— START Records shown —

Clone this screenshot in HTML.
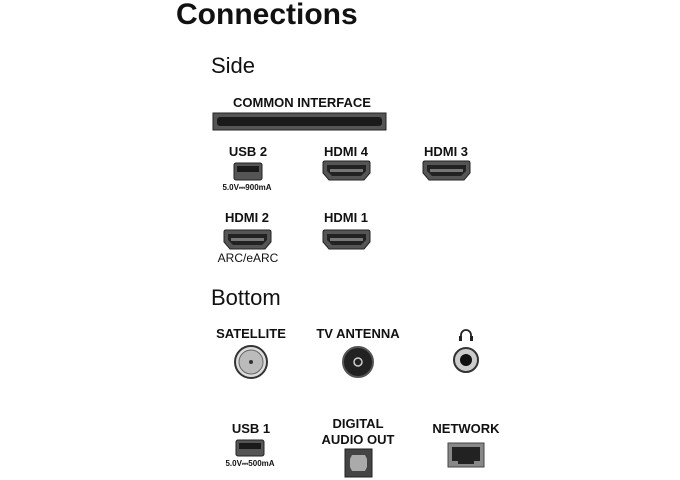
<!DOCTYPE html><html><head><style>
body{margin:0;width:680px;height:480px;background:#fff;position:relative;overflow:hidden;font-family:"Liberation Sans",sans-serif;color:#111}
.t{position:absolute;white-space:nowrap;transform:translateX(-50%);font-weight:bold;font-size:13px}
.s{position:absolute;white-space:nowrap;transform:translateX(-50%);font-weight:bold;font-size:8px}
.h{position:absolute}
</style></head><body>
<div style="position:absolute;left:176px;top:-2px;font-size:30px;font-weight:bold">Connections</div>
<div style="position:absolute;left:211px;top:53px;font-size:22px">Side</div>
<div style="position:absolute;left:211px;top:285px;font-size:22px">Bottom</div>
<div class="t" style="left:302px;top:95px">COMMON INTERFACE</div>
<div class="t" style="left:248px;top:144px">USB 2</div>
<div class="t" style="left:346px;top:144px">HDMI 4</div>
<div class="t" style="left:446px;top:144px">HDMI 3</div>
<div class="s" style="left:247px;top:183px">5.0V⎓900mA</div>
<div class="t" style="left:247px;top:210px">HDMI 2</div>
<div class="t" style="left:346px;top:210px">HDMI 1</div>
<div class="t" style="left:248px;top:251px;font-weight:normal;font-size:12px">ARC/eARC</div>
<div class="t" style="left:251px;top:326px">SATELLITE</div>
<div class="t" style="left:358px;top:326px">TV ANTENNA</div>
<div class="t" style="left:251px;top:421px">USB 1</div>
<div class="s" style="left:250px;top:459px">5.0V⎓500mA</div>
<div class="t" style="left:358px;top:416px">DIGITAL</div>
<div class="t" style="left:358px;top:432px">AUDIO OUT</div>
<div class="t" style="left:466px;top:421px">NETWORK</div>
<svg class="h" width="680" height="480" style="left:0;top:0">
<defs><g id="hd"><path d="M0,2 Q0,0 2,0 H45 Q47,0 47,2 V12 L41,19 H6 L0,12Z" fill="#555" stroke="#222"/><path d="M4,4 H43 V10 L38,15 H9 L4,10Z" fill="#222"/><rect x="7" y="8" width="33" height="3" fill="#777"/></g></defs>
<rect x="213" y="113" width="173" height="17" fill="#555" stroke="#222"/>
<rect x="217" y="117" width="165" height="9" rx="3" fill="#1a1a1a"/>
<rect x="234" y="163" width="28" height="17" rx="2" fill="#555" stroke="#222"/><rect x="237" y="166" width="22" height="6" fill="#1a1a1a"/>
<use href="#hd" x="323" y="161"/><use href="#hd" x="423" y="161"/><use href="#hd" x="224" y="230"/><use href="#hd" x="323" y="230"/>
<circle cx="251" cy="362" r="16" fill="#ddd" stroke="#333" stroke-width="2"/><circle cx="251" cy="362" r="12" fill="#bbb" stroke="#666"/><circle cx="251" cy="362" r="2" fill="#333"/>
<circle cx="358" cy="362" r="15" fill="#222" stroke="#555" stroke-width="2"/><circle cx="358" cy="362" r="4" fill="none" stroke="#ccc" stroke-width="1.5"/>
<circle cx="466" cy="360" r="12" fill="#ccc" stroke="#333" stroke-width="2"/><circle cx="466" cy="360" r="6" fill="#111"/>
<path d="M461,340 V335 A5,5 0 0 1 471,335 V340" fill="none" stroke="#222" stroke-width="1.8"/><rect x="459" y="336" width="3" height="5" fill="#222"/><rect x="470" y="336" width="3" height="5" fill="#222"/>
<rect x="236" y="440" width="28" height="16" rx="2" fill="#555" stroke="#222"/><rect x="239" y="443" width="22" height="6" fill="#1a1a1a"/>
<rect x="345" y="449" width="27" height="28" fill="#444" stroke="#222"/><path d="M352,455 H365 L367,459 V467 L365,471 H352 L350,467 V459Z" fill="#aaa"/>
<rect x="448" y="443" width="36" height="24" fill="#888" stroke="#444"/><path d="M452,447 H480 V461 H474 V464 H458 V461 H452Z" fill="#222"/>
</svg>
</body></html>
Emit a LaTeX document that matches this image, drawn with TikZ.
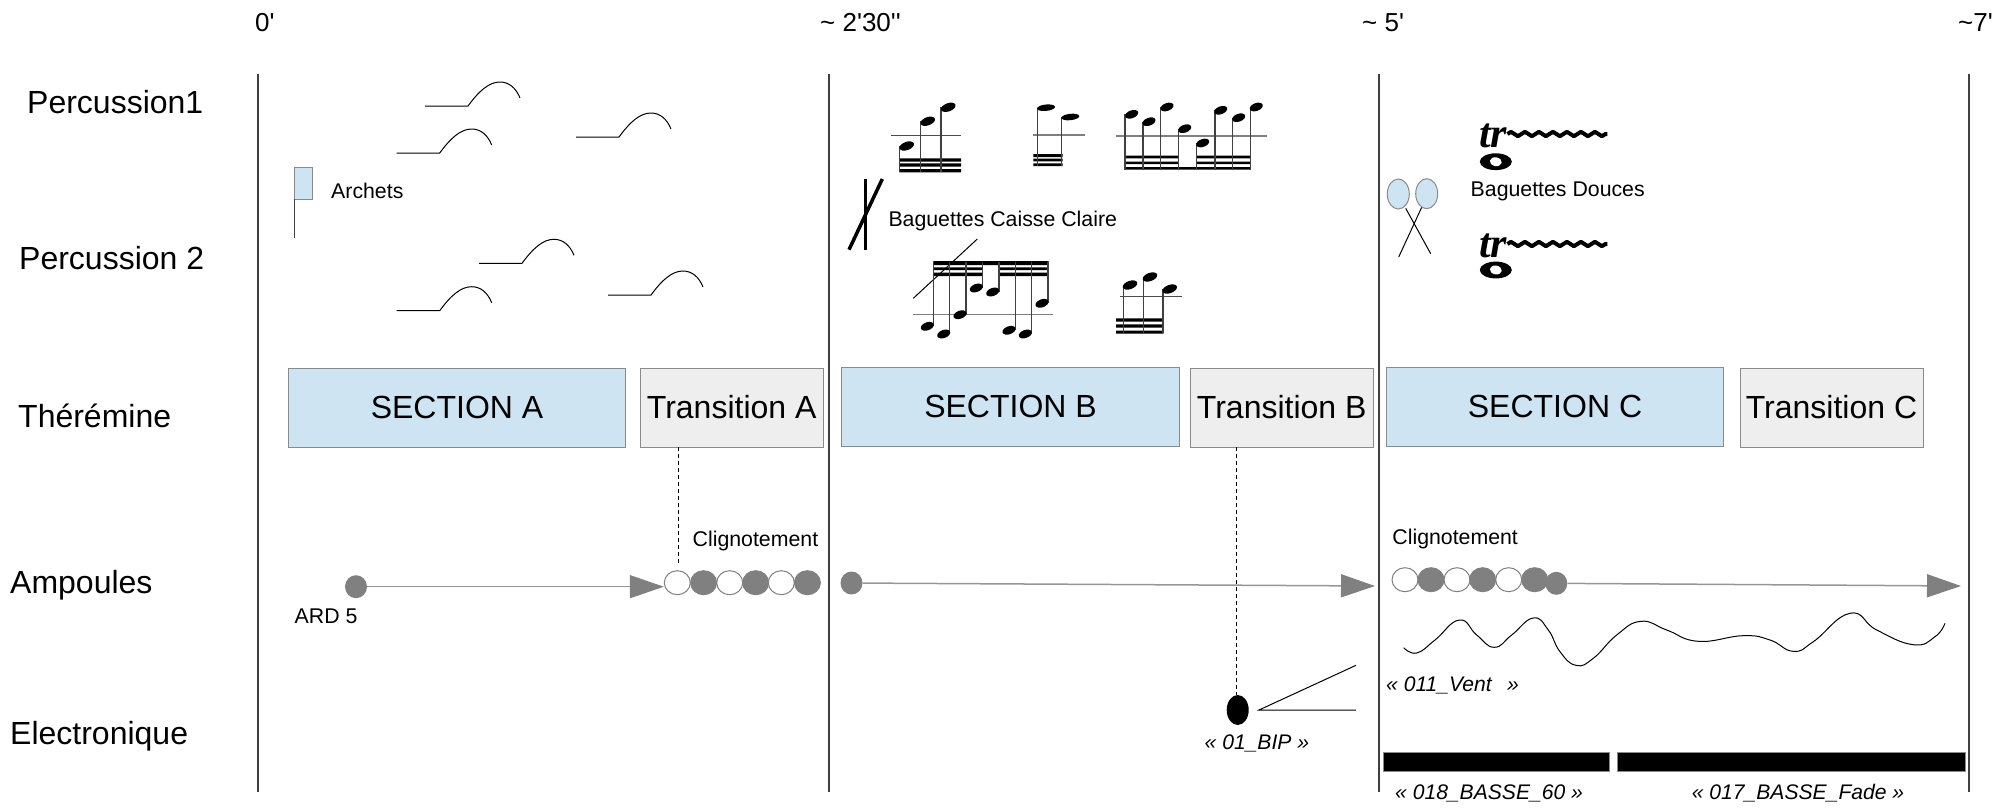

— END Records shown —

#### Task statement:
The material above holds pictures; copy everything else in it exactly.

#### Full answer:
Clone this screenshot in HTML.
<!DOCTYPE html><html><head><style>
body{margin:0;width:680px;height:480px;background:#fff;position:relative;overflow:hidden;font-family:"Liberation Sans",sans-serif;color:#111}
.t{position:absolute;white-space:nowrap;transform:translateX(-50%);font-weight:bold;font-size:13px}
.s{position:absolute;white-space:nowrap;transform:translateX(-50%);font-weight:bold;font-size:8px}
.h{position:absolute}
</style></head><body>
<div style="position:absolute;left:176px;top:-2px;font-size:30px;font-weight:bold">Connections</div>
<div style="position:absolute;left:211px;top:53px;font-size:22px">Side</div>
<div style="position:absolute;left:211px;top:285px;font-size:22px">Bottom</div>
<div class="t" style="left:302px;top:95px">COMMON INTERFACE</div>
<div class="t" style="left:248px;top:144px">USB 2</div>
<div class="t" style="left:346px;top:144px">HDMI 4</div>
<div class="t" style="left:446px;top:144px">HDMI 3</div>
<div class="s" style="left:247px;top:183px">5.0V⎓900mA</div>
<div class="t" style="left:247px;top:210px">HDMI 2</div>
<div class="t" style="left:346px;top:210px">HDMI 1</div>
<div class="t" style="left:248px;top:251px;font-weight:normal;font-size:12px">ARC/eARC</div>
<div class="t" style="left:251px;top:326px">SATELLITE</div>
<div class="t" style="left:358px;top:326px">TV ANTENNA</div>
<div class="t" style="left:251px;top:421px">USB 1</div>
<div class="s" style="left:250px;top:459px">5.0V⎓500mA</div>
<div class="t" style="left:358px;top:416px">DIGITAL</div>
<div class="t" style="left:358px;top:432px">AUDIO OUT</div>
<div class="t" style="left:466px;top:421px">NETWORK</div>
<svg class="h" width="680" height="480" style="left:0;top:0">
<defs><g id="hd"><path d="M0,2 Q0,0 2,0 H45 Q47,0 47,2 V12 L41,19 H6 L0,12Z" fill="#555" stroke="#222"/><path d="M4,4 H43 V10 L38,15 H9 L4,10Z" fill="#222"/><rect x="7" y="8" width="33" height="3" fill="#777"/></g></defs>
<rect x="213" y="113" width="173" height="17" fill="#555" stroke="#222"/>
<rect x="217" y="117" width="165" height="9" rx="3" fill="#1a1a1a"/>
<rect x="234" y="163" width="28" height="17" rx="2" fill="#555" stroke="#222"/><rect x="237" y="166" width="22" height="6" fill="#1a1a1a"/>
<use href="#hd" x="323" y="161"/><use href="#hd" x="423" y="161"/><use href="#hd" x="224" y="230"/><use href="#hd" x="323" y="230"/>
<circle cx="251" cy="362" r="16" fill="#ddd" stroke="#333" stroke-width="2"/><circle cx="251" cy="362" r="12" fill="#bbb" stroke="#666"/><circle cx="251" cy="362" r="2" fill="#333"/>
<circle cx="358" cy="362" r="15" fill="#222" stroke="#555" stroke-width="2"/><circle cx="358" cy="362" r="4" fill="none" stroke="#ccc" stroke-width="1.5"/>
<circle cx="466" cy="360" r="12" fill="#ccc" stroke="#333" stroke-width="2"/><circle cx="466" cy="360" r="6" fill="#111"/>
<path d="M461,340 V335 A5,5 0 0 1 471,335 V340" fill="none" stroke="#222" stroke-width="1.8"/><rect x="459" y="336" width="3" height="5" fill="#222"/><rect x="470" y="336" width="3" height="5" fill="#222"/>
<rect x="236" y="440" width="28" height="16" rx="2" fill="#555" stroke="#222"/><rect x="239" y="443" width="22" height="6" fill="#1a1a1a"/>
<rect x="345" y="449" width="27" height="28" fill="#444" stroke="#222"/><path d="M352,455 H365 L367,459 V467 L365,471 H352 L350,467 V459Z" fill="#aaa"/>
<rect x="448" y="443" width="36" height="24" fill="#888" stroke="#444"/><path d="M452,447 H480 V461 H474 V464 H458 V461 H452Z" fill="#222"/>
</svg>
</body></html>
Emit a LaTeX document that matches this image, drawn with TikZ.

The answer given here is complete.